Key Technologies and Techniques Behind Detection

At the technical core of document fraud detection are several complementary technologies. High-quality OCR is essential for extracting structured information from diverse document templates. Image enhancement and normalization help handle varied lighting, perspective distortion and camera quality when users submit smartphone photos. Forensic image analysis tools detect splicing, cloning and content-aware fills used to hide alterations.

Machine learning accelerates detection by learning complex feature interactions across thousands of genuine and fraudulent samples. Models trained on signature dynamics, micro-text patterns and holographic responses can identify anomalies that escape rule-based checks.

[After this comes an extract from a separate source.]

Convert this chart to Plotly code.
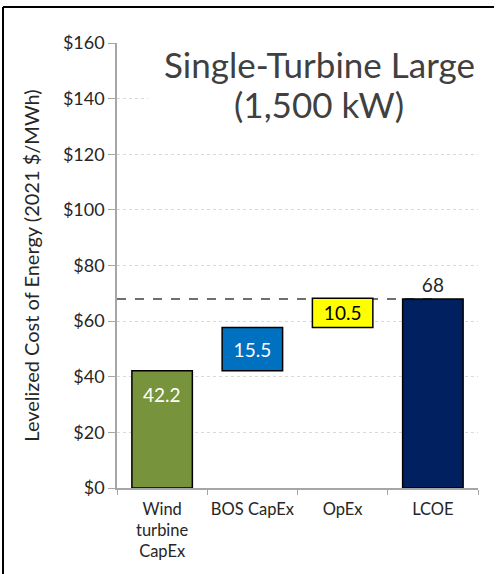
import plotly.graph_objects as go

categories = ["Wind<br>turbine<br>CapEx", "BOS CapEx", "OpEx", "LCOE"]
values = [42.2, 15.5, 10.5, 68]
labels = ["42.2", "15.5", "10.5", "68"]
bar_colors = ["#77933C", "#0070C0", "#FFFF00", "#002060"]
text_colors = ["white", "white", "black", "#262626"]
total_line = 68
y_ticks = [0, 20, 40, 60, 80, 100, 120, 140, 160]
y_ticktext = ["$" + str(v) for v in y_ticks]
title_lines = ["Single-Turbine Large", "(1,500 kW)"]

# waterfall bases
bases = []
run = 0.0
for i, v in enumerate(values):
    if i == len(values) - 1:
        bases.append(0)
    else:
        bases.append(run)
        run += v

W, H = 496, 574
PL, PT, PW, PH = 117, 43, 361, 445   # plot area in pixels
L, T = PL, PT
R, B = W - L - PW, H - T - PH

def px(x):
    return (x - PL) / PW

def py(y):
    return (PT + PH - y) / PH

FONT = "Lato"
fig = go.Figure()
for i in range(len(values)):
    last = i == len(values) - 1
    first = i == 0
    fig.add_trace(go.Bar(
        x=[categories[i]], y=[values[i]], base=[bases[i]],
        width=0.67,
        marker=dict(color=bar_colors[i], line=dict(color="black", width=1.5)),
        text=None if first else [labels[i]],
        textposition="outside" if last else "inside",
        insidetextanchor="middle",
        textfont=dict(color=text_colors[i], size=19, family=FONT),
        cliponaxis=False,
        showlegend=False,
        hoverinfo="skip",
    ))

# label of the first bar, near its top
fig.add_annotation(x=categories[0], y=bases[0] + values[0], text=labels[0],
                   showarrow=False, yshift=-24, yanchor="middle",
                   font=dict(color=text_colors[0], size=19, family=FONT))

fig.add_shape(type="line", xref="x", yref="y", x0=-0.5, x1=3,
              y0=total_line, y1=total_line, layer="below",
              line=dict(color="#404040", width=1.5, dash="dash"))

# white box behind title (hides gridlines)
fig.add_shape(type="rect", xref="paper", yref="paper",
              x0=px(148), x1=px(490), y0=py(36), y1=py(132),
              fillcolor="white", line=dict(width=0), layer="above")

# outer frame (left and top edges visible)
fig.add_shape(type="path", xref="paper", yref="paper",
              path="M {a},{b} L {c},{b} M {a},{b} L {a},{d}".format(
                  a=px(3), b=py(7), c=px(W - 2), d=py(H)),
              line=dict(color="black", width=2))

for txt, yc in zip(title_lines, [64, 104]):
    fig.add_annotation(xref="paper", yref="paper", x=px(319), y=py(yc),
                       text=txt, showarrow=False,
                       font=dict(family=FONT, size=35, color="#404040"),
                       xanchor="center", yanchor="middle")

fig.update_layout(
    width=W, height=H,
    margin=dict(l=L, r=R, t=T, b=B, autoexpand=False),
    paper_bgcolor="white", plot_bgcolor="white",
    barmode="overlay",
    font=dict(family=FONT, color="#262626"),
    xaxis=dict(
        type="category", categoryorder="array", categoryarray=categories,
        range=[-0.5, 3.5], automargin=False, tickangle=0,
        showline=True, linecolor="#A6A6A6", linewidth=1.5,
        ticks="outside", tickson="boundaries", ticklen=5, tickcolor="#A6A6A6",
        tickfont=dict(size=16.5, family=FONT, color="#262626"),
        ticklabelstandoff=5,
        showgrid=False,
    ),
    yaxis=dict(
        range=[0, 160], tickmode="array", tickvals=y_ticks, ticktext=y_ticktext,
        automargin=False,
        showline=True, linecolor="#A6A6A6", linewidth=1.5,
        ticks="outside", ticklen=7, tickcolor="#A6A6A6",
        tickfont=dict(size=18, family=FONT, color="#262626"),
        showgrid=True, gridcolor="#D9D9D9", griddash="dot", gridwidth=1,
        zeroline=False,
        title=dict(text="Levelized Cost of Energy (2021 $/MWh)",
                   font=dict(size=20, family=FONT, color="#262626"), standoff=18),
    ),
)

fig.write_html("out.html", config={"displayModeBar": False},
               post_script="document.body.style.margin='0';document.body.style.overflow='hidden';")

Natural language processing helps validate contextual consistency: does the address format match local conventions? Are legal clauses intact? Is the date sequence plausible? Blockchain and secure hashing are increasingly used to preserve immutable records of original documents, enabling later verification of integrity without exposing sensitive content.

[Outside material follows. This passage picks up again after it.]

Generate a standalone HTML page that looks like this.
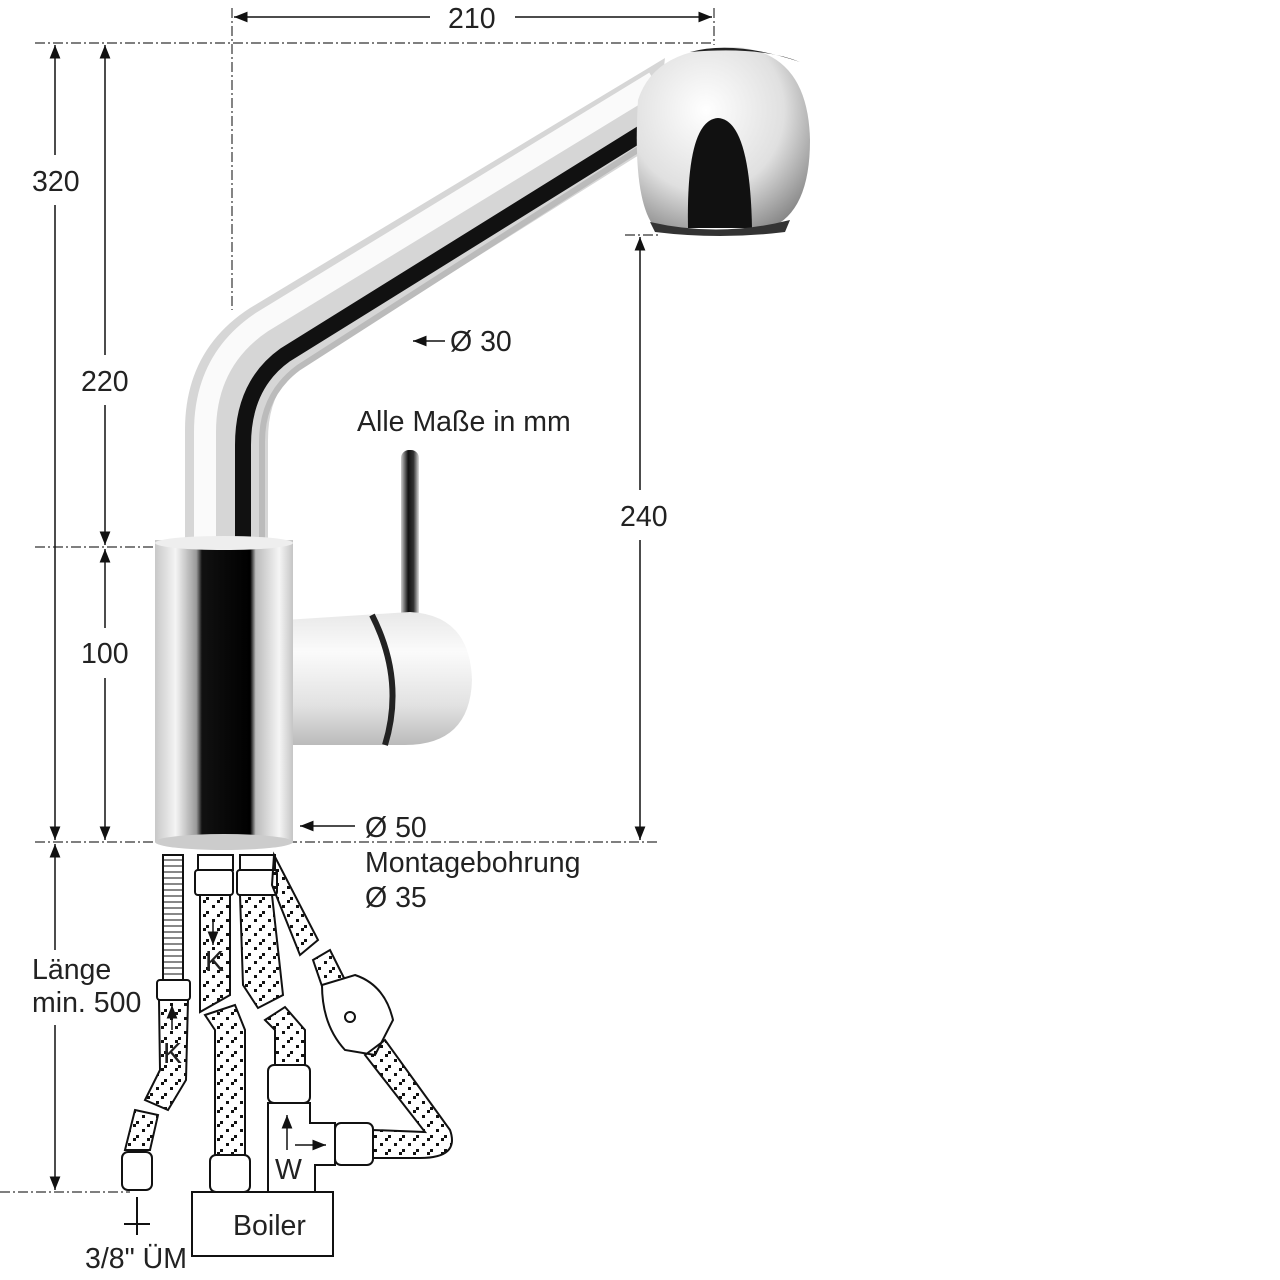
<!DOCTYPE html>
<html><head><meta charset="utf-8"><style>
html,body{margin:0;padding:0;background:#fff;}
svg{display:block}
text{font-family:"Liberation Sans",Arial,sans-serif;fill:#222;font-size:28.5px}
</style></head><body>
<svg width="1280" height="1280" viewBox="0 0 1280 1280" xmlns="http://www.w3.org/2000/svg">
<defs>
<marker id="a" viewBox="0 0 10 10" refX="10" refY="5" markerWidth="9" markerHeight="9" orient="auto-start-reverse"><path d="M0,1 L10,5 L0,9 z" fill="#111"/></marker>
<linearGradient id="body" x1="0" x2="1" y1="0" y2="0">
<stop offset="0" stop-color="#c8c8c8"/><stop offset="0.15" stop-color="#f4f4f4"/><stop offset="0.3" stop-color="#9a9a9a"/><stop offset="0.34" stop-color="#111"/><stop offset="0.69" stop-color="#000"/><stop offset="0.73" stop-color="#bbb"/><stop offset="0.9" stop-color="#f5f5f5"/><stop offset="1" stop-color="#c5c5c5"/></linearGradient>
<radialGradient id="head" cx="0.4" cy="0.35" r="0.75"><stop offset="0" stop-color="#fff"/><stop offset="0.6" stop-color="#e0e0e0"/><stop offset="1" stop-color="#888"/></radialGradient>
<linearGradient id="hand" x1="0" y1="0" x2="0" y2="1"><stop offset="0" stop-color="#e8e8e8"/><stop offset="0.3" stop-color="#fbfbfb"/><stop offset="0.7" stop-color="#e2e2e2"/><stop offset="1" stop-color="#bbb"/></linearGradient>
<linearGradient id="lev" x1="0" x2="1"><stop offset="0" stop-color="#ccc"/><stop offset="0.4" stop-color="#111"/><stop offset="0.7" stop-color="#333"/><stop offset="1" stop-color="#ddd"/></linearGradient>
<pattern id="br" width="14" height="14" patternUnits="userSpaceOnUse"><rect x="2" y="9" width="3" height="3" fill="#111"/><rect x="7" y="4" width="3" height="3" fill="#111"/><rect x="10" y="1" width="3" height="3" fill="#111"/></pattern>
</defs>

<g stroke="#333" stroke-width="1.2" stroke-dasharray="10,3,2,3" fill="none">
<line x1="35" y1="43" x2="714" y2="43"/>
<line x1="232" y1="8" x2="232" y2="310"/>
<line x1="714" y1="8" x2="714" y2="45"/>
<line x1="35" y1="547" x2="155" y2="547"/>
<line x1="35" y1="842" x2="658" y2="842"/>
<line x1="625" y1="235" x2="660" y2="235"/>
<line x1="0" y1="1192" x2="130" y2="1192"/>
</g>
<g stroke="#111" stroke-width="1.5" fill="none">
<line x1="234" y1="17" x2="430" y2="17" marker-start="url(#a)"/>
<line x1="515" y1="17" x2="712" y2="17" marker-end="url(#a)"/>
<line x1="55" y1="45" x2="55" y2="155" marker-start="url(#a)"/>
<line x1="55" y1="205" x2="55" y2="840" marker-end="url(#a)"/>
<line x1="105" y1="45" x2="105" y2="355" marker-start="url(#a)"/>
<line x1="105" y1="405" x2="105" y2="545" marker-end="url(#a)"/>
<line x1="105" y1="549" x2="105" y2="628" marker-start="url(#a)"/>
<line x1="105" y1="678" x2="105" y2="840" marker-end="url(#a)"/>
<line x1="640" y1="237" x2="640" y2="490" marker-start="url(#a)"/>
<line x1="640" y1="540" x2="640" y2="840" marker-end="url(#a)"/>
<line x1="55" y1="844" x2="55" y2="950" marker-start="url(#a)"/>
<line x1="55" y1="1025" x2="55" y2="1190" marker-end="url(#a)"/>
<line x1="445" y1="341" x2="413" y2="341" marker-end="url(#a)"/>
<line x1="355" y1="826" x2="300" y2="826" marker-end="url(#a)"/>
</g>
<text x="448" y="28">210</text>
<text x="32" y="191">320</text>
<text x="81" y="391">220</text>
<text x="81" y="663">100</text>
<text x="620" y="526">240</text>
<text x="32" y="979">Länge</text>
<text x="32" y="1012">min. 500</text>
<text x="450" y="351">Ø 30</text>
<text x="357" y="431">Alle Maße in mm</text>
<text x="365" y="837">Ø 50</text>
<text x="365" y="872">Montagebohrung</text>
<text x="365" y="907">Ø 35</text>
<text x="85" y="1268">3/8" ÜM</text>

<path d="M185,545 L185,430 Q185,350 250,308 L665,58 L655,145 L300,368 Q268,390 268,440 L268,545 Z" fill="#d6d6d6"/>
<path d="M205,545 L205,432 Q205,360 262,322 L655,82" fill="none" stroke="#fafafa" stroke-width="22"/>
<path d="M243,545 L243,445 Q243,385 285,355 L650,128" fill="none" stroke="#111" stroke-width="16"/>
<path d="M262,545 L262,442 Q262,395 298,368 L650,142" fill="none" stroke="#bbb" stroke-width="6"/>
<path d="M638,100 Q655,47 735,47 Q808,52 810,140 Q810,212 770,228 L655,228 Q632,200 638,100 Z" fill="url(#head)"/>
<path d="M690,52 Q735,40 800,62 Q760,46 690,52 Z" fill="#222"/>
<path d="M688,228 Q686,120 718,118 Q750,120 752,228 Z" fill="#111"/>
<path d="M650,222 Q720,238 790,220 L785,232 Q720,240 655,232 Z" fill="#333"/>
<rect x="401" y="450" width="18" height="170" rx="8" fill="url(#lev)"/>
<path d="M285,620 L410,612 Q470,615 472,680 Q470,745 405,745 L285,745 Z" fill="url(#hand)"/>
<path d="M372,615 Q405,680 385,745" fill="none" stroke="#222" stroke-width="6"/>
<rect x="155" y="540" width="138" height="302" fill="url(#body)"/>
<ellipse cx="224" cy="543" rx="69" ry="7" fill="#eee"/>
<ellipse cx="224" cy="842" rx="69" ry="8" fill="#ccc"/>

<g stroke="#111" stroke-width="2">
<rect x="163" y="855" width="20" height="125" fill="#fff"/>
<g stroke-width="1">
<path d="M164,860 H182 M164,866 H182 M164,872 H182 M164,878 H182 M164,884 H182 M164,890 H182 M164,896 H182 M164,902 H182 M164,908 H182 M164,914 H182 M164,920 H182 M164,926 H182 M164,932 H182 M164,938 H182 M164,944 H182 M164,950 H182 M164,956 H182 M164,962 H182 M164,968 H182 M164,974 H182"/>
</g>
<rect x="157" y="980" width="33" height="20" rx="3" fill="#fff"/>
<path d="M159,1000 L188,1000 L186,1080 L168,1110 L145,1100 L160,1070 Z" fill="url(#br)"/>
<path d="M135,1110 L158,1115 L150,1150 L125,1150 Z" fill="url(#br)"/>
<rect x="122" y="1152" width="30" height="38" rx="6" fill="#fff"/>
<rect x="198" y="855" width="35" height="15" fill="#fff"/>
<rect x="240" y="855" width="35" height="15" fill="#fff"/>
<rect x="195" y="870" width="38" height="25" rx="3" fill="#fff"/>
<rect x="237" y="870" width="40" height="25" rx="3" fill="#fff"/>
<path d="M200,895 L230,895 L230,995 L200,1012 Z" fill="url(#br)"/>
<path d="M240,895 L272,895 L283,995 L258,1008 L243,985 Z" fill="url(#br)"/>
<path d="M205,1015 L235,1005 L245,1030 L245,1155 L215,1155 L215,1030 Z" fill="url(#br)"/>
<rect x="210" y="1155" width="40" height="37" rx="6" fill="#fff"/>
<path d="M265,1020 L285,1007 L305,1030 L305,1065 L275,1065 L275,1030 Z" fill="url(#br)"/>
<rect x="268" y="1065" width="42" height="38" rx="6" fill="#fff"/>
<path d="M274,855 L318,940 L300,955 L272,885 Z" fill="url(#br)"/>
<path d="M313,960 L330,950 L345,980 L325,995 Z" fill="url(#br)"/>
<path d="M322,985 L355,975 Q385,985 393,1020 L375,1055 L345,1050 Q322,1025 322,985 Z" fill="#fff"/>
<circle cx="350" cy="1017" r="5" fill="#fff"/>
<path d="M365,1055 L385,1040 L450,1130 Q460,1158 420,1158 L373,1158 L373,1130 L425,1132 Z" fill="url(#br)"/>
<path d="M268,1103 L310,1103 L310,1123 L335,1123 L335,1165 L315,1165 L315,1192 L268,1192 Z" fill="#fff"/>
<rect x="335" y="1123" width="38" height="42" rx="6" fill="#fff"/>
<rect x="192" y="1192" width="141" height="64" fill="#fff"/>
<line x1="137" y1="1197" x2="137" y2="1235"/>
<line x1="124" y1="1224" x2="150" y2="1224"/>
</g>
<g stroke="#111" stroke-width="1.5" fill="none">
<line x1="213" y1="920" x2="213" y2="945" marker-end="url(#a)"/>
<line x1="172" y1="1030" x2="172" y2="1005" marker-end="url(#a)"/>
<line x1="287" y1="1150" x2="287" y2="1115" marker-end="url(#a)"/>
<line x1="295" y1="1145" x2="326" y2="1145" marker-end="url(#a)"/>
</g>
<text x="205" y="971">K</text>
<text x="163" y="1063">K</text>
<text x="275" y="1179">W</text>
<text x="233" y="1235">Boiler</text>
</svg>
</body></html>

Operational techniques matter as much as algorithms. Multi-factor authentication and liveness detection during document capture reduce impersonation risk. Integration with external identity verification services and watchlists enables real-time screening against known bad actors. Human-in-the-loop workflows ensure that high-risk or borderline cases receive expert examination, improving accuracy while keeping throughput high. Finally, privacy-preserving measures—data minimization, encryption in transit and at rest, and strict access controls—allow organizations to balance fraud prevention with regulatory compliance.

Case Studies, Challenges, and Best Practices

Real-world deployments highlight both the power and complexity of contemporary detection systems. Financial institutions use layered document checks to intercept mortgage fraud where altered income statements or forged employment letters attempt to inflate borrower profiles. Border control agencies combine document imaging, biometric matching and watchlist checks to catch passport forgeries and synthetic identities. In online onboarding, companies employ liveness checks and document validation to reduce account-opening fraud that surged during mass remote adoption of digital services.

Challenges persist. Adversaries deploy generative AI to create convincing synthetic documents and deepfakes, while low-quality images from mobile submissions complicate feature extraction. Attackers also exploit social engineering to supply authentic but stolen documents, which purely technical checks might not flag. Legal and privacy constraints restrict access to authoritative databases in some jurisdictions, limiting cross-verification capabilities.

Best practices mitigate these challenges: implement a layered defense combining technical checks, behavioral analytics and human review; maintain continuous model training with fresh fraud samples and adversarial examples; preserve auditable logs for regulatory scrutiny; and adopt privacy-by-design principles to protect personal data. Collaboration across industry—sharing indicators of compromise and fraud typologies—raises the bar for attackers. Regular red-teaming and penetration testing ensure systems remain resilient as fraud techniques evolve, while clear escalation policies balance user experience with risk management.